** start of MATERIAL FOR THIS EXERCISE **

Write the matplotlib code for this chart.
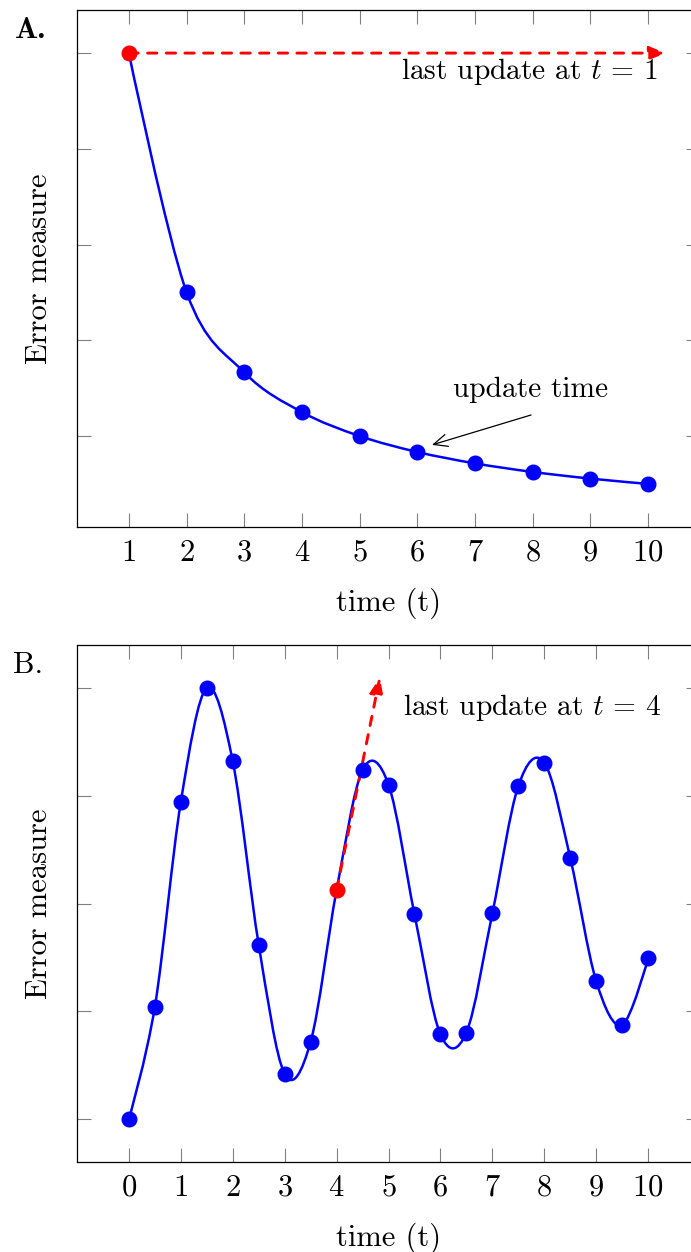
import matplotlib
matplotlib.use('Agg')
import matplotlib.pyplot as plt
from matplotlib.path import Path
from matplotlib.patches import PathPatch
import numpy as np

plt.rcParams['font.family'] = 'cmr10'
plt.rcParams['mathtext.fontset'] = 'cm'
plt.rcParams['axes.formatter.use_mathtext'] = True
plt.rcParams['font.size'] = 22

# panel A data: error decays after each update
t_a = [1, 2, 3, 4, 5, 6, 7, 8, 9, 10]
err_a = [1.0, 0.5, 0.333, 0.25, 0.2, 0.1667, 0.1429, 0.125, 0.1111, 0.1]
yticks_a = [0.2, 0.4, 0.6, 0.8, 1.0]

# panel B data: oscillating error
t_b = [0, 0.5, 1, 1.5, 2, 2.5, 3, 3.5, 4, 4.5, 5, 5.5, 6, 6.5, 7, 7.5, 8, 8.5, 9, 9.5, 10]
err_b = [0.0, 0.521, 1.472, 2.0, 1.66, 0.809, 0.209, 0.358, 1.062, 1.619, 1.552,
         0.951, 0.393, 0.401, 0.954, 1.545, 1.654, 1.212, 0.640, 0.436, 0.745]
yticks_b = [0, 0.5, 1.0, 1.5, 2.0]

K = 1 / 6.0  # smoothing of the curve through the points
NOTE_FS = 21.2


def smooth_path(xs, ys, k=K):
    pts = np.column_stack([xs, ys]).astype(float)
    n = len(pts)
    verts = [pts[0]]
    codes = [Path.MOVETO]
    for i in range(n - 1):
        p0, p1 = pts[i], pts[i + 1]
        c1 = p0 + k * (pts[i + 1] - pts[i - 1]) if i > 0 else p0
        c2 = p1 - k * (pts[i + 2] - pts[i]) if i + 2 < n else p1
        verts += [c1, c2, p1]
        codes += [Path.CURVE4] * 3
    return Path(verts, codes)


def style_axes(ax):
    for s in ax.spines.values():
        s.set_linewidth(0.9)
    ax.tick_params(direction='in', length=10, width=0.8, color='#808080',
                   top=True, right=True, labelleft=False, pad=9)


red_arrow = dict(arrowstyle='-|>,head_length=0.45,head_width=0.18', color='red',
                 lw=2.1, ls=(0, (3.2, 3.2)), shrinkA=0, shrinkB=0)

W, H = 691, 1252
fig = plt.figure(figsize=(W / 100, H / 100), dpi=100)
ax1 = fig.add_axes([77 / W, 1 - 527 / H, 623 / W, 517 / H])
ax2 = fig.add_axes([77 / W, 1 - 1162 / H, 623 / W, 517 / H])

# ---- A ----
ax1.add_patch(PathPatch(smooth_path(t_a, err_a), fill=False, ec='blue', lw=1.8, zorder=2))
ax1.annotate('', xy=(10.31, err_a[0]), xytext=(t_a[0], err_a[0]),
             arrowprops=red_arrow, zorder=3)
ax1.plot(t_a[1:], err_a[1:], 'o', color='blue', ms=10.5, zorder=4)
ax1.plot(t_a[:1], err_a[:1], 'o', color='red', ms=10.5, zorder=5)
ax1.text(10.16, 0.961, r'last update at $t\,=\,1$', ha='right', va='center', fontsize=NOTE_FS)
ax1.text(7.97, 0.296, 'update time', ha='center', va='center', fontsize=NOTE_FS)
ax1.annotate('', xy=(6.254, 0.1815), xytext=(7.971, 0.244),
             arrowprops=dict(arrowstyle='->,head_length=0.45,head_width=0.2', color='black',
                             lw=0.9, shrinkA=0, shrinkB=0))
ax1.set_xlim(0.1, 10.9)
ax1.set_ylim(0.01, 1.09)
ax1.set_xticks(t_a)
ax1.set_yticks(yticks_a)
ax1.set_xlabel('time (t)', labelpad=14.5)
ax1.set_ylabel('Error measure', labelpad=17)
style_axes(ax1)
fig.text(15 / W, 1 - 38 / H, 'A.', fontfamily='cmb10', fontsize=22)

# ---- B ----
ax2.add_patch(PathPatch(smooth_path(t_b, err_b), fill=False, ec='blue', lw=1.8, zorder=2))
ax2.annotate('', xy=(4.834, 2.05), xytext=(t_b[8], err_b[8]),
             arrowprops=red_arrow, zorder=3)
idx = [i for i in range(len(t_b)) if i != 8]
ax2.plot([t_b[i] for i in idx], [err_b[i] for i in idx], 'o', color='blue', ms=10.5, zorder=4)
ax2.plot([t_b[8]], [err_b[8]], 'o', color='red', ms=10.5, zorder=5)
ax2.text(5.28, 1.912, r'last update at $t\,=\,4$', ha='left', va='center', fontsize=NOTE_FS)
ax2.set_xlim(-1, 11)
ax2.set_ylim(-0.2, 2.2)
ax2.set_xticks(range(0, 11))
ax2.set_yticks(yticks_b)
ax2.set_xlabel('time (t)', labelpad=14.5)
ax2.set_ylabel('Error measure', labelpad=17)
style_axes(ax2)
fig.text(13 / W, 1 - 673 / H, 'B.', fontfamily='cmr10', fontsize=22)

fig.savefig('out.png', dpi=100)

** end of MATERIAL FOR THIS EXERCISE **
** start of MATERIAL FOR THIS EXERCISE **

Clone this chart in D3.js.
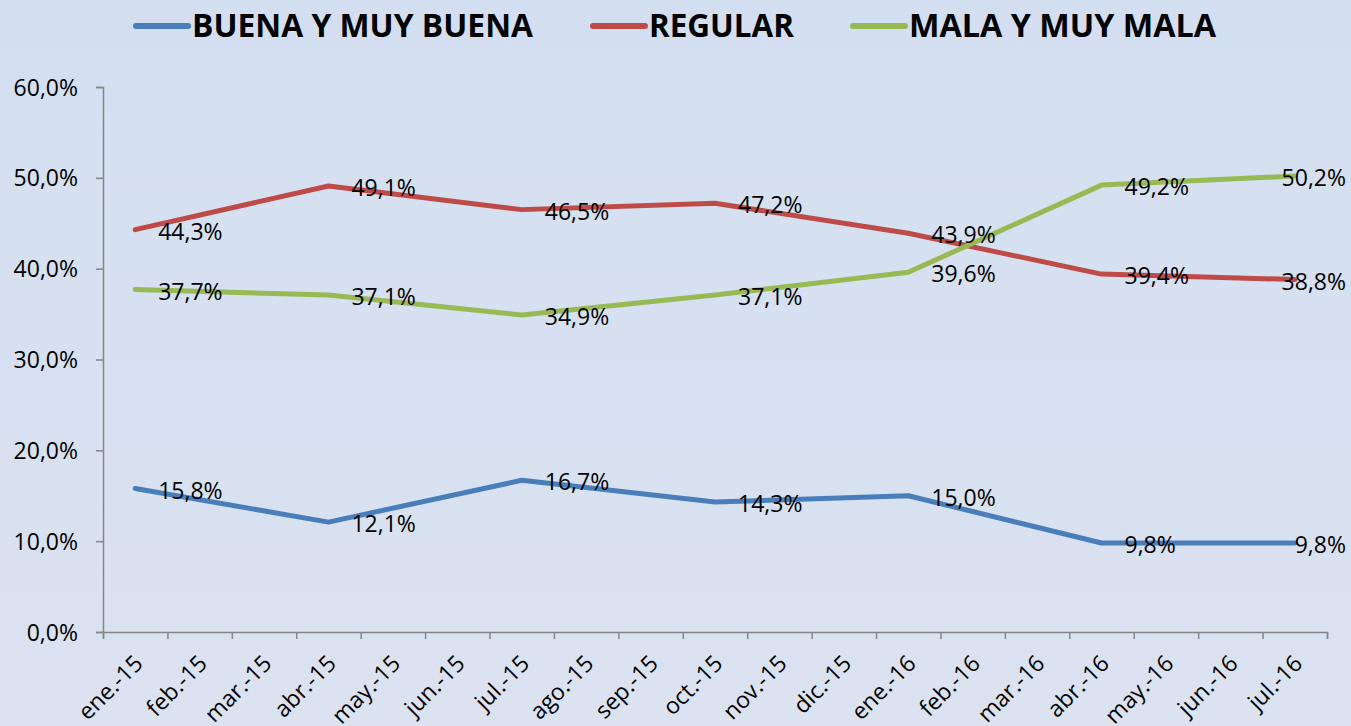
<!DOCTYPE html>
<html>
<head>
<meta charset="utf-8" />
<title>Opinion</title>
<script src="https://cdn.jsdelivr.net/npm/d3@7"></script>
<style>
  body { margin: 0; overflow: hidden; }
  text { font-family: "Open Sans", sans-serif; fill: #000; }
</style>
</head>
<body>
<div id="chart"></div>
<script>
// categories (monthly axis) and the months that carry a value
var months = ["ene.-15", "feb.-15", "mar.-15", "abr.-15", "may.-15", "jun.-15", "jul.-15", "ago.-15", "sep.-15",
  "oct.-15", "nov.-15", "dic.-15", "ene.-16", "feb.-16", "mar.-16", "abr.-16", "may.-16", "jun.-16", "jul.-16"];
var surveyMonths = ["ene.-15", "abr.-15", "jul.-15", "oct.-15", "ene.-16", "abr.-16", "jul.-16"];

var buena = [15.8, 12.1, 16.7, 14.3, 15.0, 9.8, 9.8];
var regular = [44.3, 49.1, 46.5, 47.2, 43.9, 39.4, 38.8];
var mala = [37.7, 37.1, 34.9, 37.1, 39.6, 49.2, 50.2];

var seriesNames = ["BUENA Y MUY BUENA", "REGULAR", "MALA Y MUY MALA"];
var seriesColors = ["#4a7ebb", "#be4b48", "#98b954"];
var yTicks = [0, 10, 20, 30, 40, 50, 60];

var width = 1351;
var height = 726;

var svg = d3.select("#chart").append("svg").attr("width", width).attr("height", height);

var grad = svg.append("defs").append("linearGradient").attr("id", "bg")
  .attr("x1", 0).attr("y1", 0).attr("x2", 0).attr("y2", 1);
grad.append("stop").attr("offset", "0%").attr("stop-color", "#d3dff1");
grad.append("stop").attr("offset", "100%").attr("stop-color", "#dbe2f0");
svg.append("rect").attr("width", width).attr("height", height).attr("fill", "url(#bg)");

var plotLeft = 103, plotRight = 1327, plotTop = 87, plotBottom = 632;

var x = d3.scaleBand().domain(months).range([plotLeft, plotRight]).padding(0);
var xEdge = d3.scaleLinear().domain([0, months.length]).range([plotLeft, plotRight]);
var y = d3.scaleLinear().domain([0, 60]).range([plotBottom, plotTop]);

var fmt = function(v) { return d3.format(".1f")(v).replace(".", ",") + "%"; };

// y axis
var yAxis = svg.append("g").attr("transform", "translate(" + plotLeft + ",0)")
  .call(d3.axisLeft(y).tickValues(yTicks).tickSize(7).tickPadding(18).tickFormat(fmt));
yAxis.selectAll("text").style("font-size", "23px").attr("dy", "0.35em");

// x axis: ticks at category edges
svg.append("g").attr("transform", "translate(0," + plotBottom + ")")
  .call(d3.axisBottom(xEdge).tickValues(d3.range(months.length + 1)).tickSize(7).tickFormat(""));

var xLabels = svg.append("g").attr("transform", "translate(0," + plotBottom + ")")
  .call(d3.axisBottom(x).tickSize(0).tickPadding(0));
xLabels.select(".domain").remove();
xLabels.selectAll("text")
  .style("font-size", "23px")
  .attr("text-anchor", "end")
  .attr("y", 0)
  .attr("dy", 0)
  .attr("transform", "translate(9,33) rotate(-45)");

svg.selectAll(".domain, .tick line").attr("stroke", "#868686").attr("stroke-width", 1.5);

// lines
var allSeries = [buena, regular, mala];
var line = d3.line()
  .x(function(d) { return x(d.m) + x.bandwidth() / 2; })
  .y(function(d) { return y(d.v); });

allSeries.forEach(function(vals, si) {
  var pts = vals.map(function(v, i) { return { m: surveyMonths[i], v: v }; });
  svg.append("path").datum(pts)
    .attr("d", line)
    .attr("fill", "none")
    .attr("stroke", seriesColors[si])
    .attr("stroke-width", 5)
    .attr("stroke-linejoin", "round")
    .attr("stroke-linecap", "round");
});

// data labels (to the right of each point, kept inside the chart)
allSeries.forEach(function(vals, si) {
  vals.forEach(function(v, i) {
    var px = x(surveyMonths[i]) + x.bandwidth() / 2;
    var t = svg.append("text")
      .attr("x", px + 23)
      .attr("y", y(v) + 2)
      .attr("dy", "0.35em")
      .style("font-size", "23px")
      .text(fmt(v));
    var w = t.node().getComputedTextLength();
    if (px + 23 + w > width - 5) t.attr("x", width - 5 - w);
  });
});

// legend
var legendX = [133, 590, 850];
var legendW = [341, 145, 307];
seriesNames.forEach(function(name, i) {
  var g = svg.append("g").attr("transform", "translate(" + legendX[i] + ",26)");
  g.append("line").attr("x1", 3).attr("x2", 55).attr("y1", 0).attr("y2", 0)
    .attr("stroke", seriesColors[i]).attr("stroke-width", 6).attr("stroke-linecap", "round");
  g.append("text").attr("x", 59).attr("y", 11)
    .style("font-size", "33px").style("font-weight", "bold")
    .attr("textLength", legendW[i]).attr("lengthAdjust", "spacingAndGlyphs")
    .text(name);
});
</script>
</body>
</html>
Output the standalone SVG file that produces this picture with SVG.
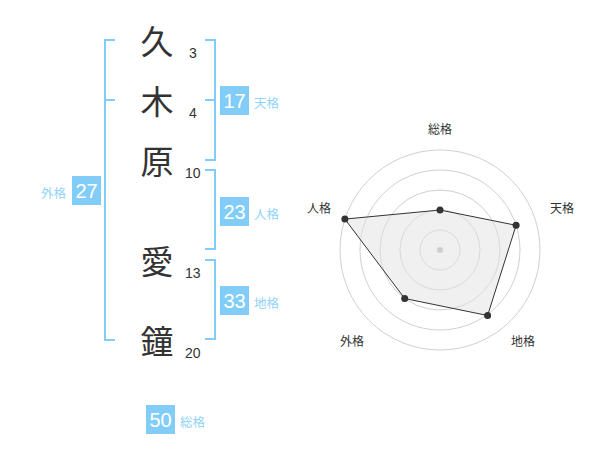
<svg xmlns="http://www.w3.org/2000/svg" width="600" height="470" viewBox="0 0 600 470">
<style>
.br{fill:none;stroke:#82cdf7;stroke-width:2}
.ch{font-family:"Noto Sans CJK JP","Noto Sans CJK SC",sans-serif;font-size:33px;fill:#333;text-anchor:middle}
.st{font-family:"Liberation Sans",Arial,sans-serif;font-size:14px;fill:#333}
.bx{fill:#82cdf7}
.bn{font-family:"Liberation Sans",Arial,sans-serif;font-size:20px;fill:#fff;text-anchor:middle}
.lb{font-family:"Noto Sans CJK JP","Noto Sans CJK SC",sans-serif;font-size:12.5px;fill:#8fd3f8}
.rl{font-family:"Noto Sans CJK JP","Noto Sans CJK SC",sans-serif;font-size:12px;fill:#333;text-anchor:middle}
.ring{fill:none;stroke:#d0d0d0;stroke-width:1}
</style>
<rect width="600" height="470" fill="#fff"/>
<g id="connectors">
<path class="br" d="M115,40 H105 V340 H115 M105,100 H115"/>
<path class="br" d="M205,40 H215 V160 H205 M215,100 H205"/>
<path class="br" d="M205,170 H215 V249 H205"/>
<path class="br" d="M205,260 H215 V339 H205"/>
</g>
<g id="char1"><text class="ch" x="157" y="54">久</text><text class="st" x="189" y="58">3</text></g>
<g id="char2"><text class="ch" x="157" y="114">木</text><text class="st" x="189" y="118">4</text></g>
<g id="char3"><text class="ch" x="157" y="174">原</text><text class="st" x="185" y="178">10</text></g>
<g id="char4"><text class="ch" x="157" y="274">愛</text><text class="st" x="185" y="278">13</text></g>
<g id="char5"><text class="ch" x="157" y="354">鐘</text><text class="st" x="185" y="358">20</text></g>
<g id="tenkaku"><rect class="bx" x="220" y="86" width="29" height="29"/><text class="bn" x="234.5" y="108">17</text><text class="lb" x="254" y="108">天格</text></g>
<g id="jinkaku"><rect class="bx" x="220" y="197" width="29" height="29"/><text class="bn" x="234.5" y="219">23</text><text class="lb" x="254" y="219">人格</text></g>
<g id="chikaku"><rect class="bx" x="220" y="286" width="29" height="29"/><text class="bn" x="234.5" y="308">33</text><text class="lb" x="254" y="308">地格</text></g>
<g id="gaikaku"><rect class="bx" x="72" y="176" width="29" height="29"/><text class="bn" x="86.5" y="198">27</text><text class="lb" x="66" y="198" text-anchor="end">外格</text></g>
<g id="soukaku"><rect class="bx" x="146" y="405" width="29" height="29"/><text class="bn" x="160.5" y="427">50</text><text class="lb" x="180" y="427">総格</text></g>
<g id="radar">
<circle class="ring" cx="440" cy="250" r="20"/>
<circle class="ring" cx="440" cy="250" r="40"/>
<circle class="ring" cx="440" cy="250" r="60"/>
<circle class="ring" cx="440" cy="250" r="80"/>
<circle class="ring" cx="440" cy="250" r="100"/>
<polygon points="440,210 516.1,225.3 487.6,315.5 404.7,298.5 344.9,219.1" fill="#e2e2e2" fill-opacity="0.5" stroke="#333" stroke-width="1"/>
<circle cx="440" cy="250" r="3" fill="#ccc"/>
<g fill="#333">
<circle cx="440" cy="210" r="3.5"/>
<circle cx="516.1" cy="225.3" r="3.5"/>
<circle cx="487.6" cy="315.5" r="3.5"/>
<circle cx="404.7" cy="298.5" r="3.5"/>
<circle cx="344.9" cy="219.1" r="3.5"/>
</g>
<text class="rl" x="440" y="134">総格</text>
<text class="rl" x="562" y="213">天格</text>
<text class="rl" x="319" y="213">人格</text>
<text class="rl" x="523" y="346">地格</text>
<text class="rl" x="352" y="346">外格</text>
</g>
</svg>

** end of MATERIAL FOR THIS EXERCISE **

## EXERCISE GOAL:
Transcribe only the lines above that start at the line containing "Write the matplotlib code for this chart." and end at the line containing "ax2 = fig.add_axes([77". Omit pictures.

## SOLUTION TO THIS EXERCISE:
Write the matplotlib code for this chart.
import matplotlib
matplotlib.use('Agg')
import matplotlib.pyplot as plt
from matplotlib.path import Path
from matplotlib.patches import PathPatch
import numpy as np

plt.rcParams['font.family'] = 'cmr10'
plt.rcParams['mathtext.fontset'] = 'cm'
plt.rcParams['axes.formatter.use_mathtext'] = True
plt.rcParams['font.size'] = 22

# panel A data: error decays after each update
t_a = [1, 2, 3, 4, 5, 6, 7, 8, 9, 10]
err_a = [1.0, 0.5, 0.333, 0.25, 0.2, 0.1667, 0.1429, 0.125, 0.1111, 0.1]
yticks_a = [0.2, 0.4, 0.6, 0.8, 1.0]

# panel B data: oscillating error
t_b = [0, 0.5, 1, 1.5, 2, 2.5, 3, 3.5, 4, 4.5, 5, 5.5, 6, 6.5, 7, 7.5, 8, 8.5, 9, 9.5, 10]
err_b = [0.0, 0.521, 1.472, 2.0, 1.66, 0.809, 0.209, 0.358, 1.062, 1.619, 1.552,
         0.951, 0.393, 0.401, 0.954, 1.545, 1.654, 1.212, 0.640, 0.436, 0.745]
yticks_b = [0, 0.5, 1.0, 1.5, 2.0]

K = 1 / 6.0  # smoothing of the curve through the points
NOTE_FS = 21.2


def smooth_path(xs, ys, k=K):
    pts = np.column_stack([xs, ys]).astype(float)
    n = len(pts)
    verts = [pts[0]]
    codes = [Path.MOVETO]
    for i in range(n - 1):
        p0, p1 = pts[i], pts[i + 1]
        c1 = p0 + k * (pts[i + 1] - pts[i - 1]) if i > 0 else p0
        c2 = p1 - k * (pts[i + 2] - pts[i]) if i + 2 < n else p1
        verts += [c1, c2, p1]
        codes += [Path.CURVE4] * 3
    return Path(verts, codes)


def style_axes(ax):
    for s in ax.spines.values():
        s.set_linewidth(0.9)
    ax.tick_params(direction='in', length=10, width=0.8, color='#808080',
                   top=True, right=True, labelleft=False, pad=9)


red_arrow = dict(arrowstyle='-|>,head_length=0.45,head_width=0.18', color='red',
                 lw=2.1, ls=(0, (3.2, 3.2)), shrinkA=0, shrinkB=0)

W, H = 691, 1252
fig = plt.figure(figsize=(W / 100, H / 100), dpi=100)
ax1 = fig.add_axes([77 / W, 1 - 527 / H, 623 / W, 517 / H])
ax2 = fig.add_axes([77 / W, 1 - 1162 / H, 623 / W, 517 / H])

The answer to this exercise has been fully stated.